--- RAW DATA ---
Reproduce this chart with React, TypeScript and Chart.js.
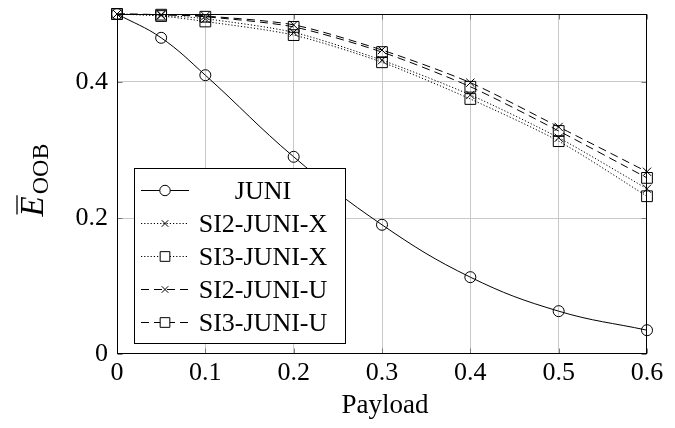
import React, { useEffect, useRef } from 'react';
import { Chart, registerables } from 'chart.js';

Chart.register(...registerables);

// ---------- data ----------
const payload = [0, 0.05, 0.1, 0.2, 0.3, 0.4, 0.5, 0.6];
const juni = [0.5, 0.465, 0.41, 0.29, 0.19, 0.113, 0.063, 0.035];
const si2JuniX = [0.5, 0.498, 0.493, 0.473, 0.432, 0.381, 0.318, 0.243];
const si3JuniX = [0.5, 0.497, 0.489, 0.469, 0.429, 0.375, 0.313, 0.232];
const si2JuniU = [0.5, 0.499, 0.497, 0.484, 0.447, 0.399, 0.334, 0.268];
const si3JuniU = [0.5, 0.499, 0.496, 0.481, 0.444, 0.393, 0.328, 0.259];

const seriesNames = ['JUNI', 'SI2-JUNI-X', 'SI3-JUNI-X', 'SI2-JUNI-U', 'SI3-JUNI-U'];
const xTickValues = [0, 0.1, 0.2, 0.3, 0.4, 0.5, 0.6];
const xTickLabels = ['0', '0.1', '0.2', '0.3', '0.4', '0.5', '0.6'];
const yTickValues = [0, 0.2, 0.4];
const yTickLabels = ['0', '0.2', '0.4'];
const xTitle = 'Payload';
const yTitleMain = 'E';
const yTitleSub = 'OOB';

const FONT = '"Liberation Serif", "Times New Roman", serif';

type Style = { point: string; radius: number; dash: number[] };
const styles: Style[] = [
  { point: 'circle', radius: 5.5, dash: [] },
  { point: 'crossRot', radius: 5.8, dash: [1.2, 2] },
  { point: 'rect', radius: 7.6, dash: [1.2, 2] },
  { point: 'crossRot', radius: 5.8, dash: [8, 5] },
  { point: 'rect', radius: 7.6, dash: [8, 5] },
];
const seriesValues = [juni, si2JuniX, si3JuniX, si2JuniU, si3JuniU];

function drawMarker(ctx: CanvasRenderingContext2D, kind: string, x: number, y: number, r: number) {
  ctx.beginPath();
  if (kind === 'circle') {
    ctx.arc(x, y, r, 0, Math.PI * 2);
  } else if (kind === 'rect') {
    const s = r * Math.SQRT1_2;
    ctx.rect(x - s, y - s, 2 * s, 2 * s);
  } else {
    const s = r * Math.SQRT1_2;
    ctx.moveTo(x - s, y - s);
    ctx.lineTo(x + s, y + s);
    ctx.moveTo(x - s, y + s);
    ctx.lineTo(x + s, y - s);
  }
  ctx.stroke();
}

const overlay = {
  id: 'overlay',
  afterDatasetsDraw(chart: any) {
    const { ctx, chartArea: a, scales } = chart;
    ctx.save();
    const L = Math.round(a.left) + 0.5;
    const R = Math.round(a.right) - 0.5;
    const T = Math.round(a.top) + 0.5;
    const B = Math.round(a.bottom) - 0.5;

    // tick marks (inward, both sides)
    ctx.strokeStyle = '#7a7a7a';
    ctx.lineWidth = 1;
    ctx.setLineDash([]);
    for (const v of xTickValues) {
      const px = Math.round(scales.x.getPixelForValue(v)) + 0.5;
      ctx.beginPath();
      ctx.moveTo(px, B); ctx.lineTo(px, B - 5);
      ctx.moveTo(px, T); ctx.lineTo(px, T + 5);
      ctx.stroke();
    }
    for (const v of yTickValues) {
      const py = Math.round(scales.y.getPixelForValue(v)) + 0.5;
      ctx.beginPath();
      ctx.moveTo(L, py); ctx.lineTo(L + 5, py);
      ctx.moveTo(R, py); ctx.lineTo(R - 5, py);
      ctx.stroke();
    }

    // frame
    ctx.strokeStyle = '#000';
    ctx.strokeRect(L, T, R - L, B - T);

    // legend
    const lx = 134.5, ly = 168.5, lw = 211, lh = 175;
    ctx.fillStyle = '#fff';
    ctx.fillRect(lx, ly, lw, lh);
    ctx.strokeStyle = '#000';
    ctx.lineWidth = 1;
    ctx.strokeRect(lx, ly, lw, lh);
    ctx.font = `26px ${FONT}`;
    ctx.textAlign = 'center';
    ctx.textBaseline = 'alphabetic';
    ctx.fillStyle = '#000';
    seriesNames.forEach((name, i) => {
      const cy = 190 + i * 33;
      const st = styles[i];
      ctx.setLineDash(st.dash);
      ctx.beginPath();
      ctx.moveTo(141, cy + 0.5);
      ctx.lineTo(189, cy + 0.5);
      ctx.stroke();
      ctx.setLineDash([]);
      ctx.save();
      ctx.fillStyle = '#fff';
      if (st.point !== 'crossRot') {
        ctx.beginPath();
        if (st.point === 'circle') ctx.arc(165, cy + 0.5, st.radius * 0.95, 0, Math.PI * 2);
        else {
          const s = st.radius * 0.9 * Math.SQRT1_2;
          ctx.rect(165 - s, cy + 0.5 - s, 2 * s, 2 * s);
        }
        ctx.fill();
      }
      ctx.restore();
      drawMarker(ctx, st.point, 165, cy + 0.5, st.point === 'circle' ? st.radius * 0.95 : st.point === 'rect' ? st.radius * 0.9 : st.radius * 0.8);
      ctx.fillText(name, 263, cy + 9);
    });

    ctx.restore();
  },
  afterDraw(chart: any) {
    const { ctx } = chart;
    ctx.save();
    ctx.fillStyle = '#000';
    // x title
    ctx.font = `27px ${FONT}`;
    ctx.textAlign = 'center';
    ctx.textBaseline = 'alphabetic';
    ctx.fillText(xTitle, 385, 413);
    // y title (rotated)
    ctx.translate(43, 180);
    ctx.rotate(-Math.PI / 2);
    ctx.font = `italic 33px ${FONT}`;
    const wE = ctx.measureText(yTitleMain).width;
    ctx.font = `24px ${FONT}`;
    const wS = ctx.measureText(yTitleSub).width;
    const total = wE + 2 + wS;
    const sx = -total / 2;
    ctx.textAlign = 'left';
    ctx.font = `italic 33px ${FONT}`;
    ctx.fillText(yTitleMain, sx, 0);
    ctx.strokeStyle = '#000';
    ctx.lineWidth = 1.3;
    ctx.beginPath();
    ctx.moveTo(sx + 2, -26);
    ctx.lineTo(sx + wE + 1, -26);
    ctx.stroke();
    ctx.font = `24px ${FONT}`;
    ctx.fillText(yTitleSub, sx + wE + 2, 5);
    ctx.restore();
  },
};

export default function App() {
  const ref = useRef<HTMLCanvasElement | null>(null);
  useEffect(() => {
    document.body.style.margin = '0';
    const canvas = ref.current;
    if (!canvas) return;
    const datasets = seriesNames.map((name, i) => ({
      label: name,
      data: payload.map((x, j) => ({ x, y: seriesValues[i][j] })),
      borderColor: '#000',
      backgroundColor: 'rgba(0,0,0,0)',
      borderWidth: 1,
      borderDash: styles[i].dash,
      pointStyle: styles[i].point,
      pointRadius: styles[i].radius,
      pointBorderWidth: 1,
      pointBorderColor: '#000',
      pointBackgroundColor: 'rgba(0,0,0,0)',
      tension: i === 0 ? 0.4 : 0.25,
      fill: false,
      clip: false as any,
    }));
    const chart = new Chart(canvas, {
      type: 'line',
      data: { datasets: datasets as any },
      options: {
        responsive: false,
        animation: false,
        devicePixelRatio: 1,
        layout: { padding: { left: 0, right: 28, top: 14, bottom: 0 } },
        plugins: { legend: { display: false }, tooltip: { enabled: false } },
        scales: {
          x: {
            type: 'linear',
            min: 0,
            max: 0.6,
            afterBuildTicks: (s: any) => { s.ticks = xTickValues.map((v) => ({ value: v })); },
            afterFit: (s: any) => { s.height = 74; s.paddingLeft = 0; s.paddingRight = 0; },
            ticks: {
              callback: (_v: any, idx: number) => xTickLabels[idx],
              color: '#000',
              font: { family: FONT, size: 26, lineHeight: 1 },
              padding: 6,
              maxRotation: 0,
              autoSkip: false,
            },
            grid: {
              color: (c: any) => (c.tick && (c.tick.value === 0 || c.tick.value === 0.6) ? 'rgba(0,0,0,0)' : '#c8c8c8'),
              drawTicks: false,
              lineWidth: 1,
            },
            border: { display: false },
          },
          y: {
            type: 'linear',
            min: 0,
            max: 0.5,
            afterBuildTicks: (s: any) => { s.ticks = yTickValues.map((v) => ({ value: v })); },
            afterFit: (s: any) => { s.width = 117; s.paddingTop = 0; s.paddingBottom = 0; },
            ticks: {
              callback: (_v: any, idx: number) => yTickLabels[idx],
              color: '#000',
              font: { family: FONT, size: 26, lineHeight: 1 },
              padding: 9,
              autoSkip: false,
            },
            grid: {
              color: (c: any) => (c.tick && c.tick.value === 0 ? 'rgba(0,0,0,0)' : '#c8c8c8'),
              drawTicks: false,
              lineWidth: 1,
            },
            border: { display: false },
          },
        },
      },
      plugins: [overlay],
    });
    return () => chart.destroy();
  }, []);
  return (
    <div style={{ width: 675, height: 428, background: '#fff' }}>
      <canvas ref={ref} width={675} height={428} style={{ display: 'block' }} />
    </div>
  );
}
---
## WRITTEN TASK:
Starting at the first line of the material, output exactly the lines up to and including the one with "0.393, 0.328, 0.259];". Do not include the pictures.

## SOLUTION TO THIS EXERCISE:
Reproduce this chart with React, TypeScript and Chart.js.
import React, { useEffect, useRef } from 'react';
import { Chart, registerables } from 'chart.js';

Chart.register(...registerables);

// ---------- data ----------
const payload = [0, 0.05, 0.1, 0.2, 0.3, 0.4, 0.5, 0.6];
const juni = [0.5, 0.465, 0.41, 0.29, 0.19, 0.113, 0.063, 0.035];
const si2JuniX = [0.5, 0.498, 0.493, 0.473, 0.432, 0.381, 0.318, 0.243];
const si3JuniX = [0.5, 0.497, 0.489, 0.469, 0.429, 0.375, 0.313, 0.232];
const si2JuniU = [0.5, 0.499, 0.497, 0.484, 0.447, 0.399, 0.334, 0.268];
const si3JuniU = [0.5, 0.499, 0.496, 0.481, 0.444, 0.393, 0.328, 0.259];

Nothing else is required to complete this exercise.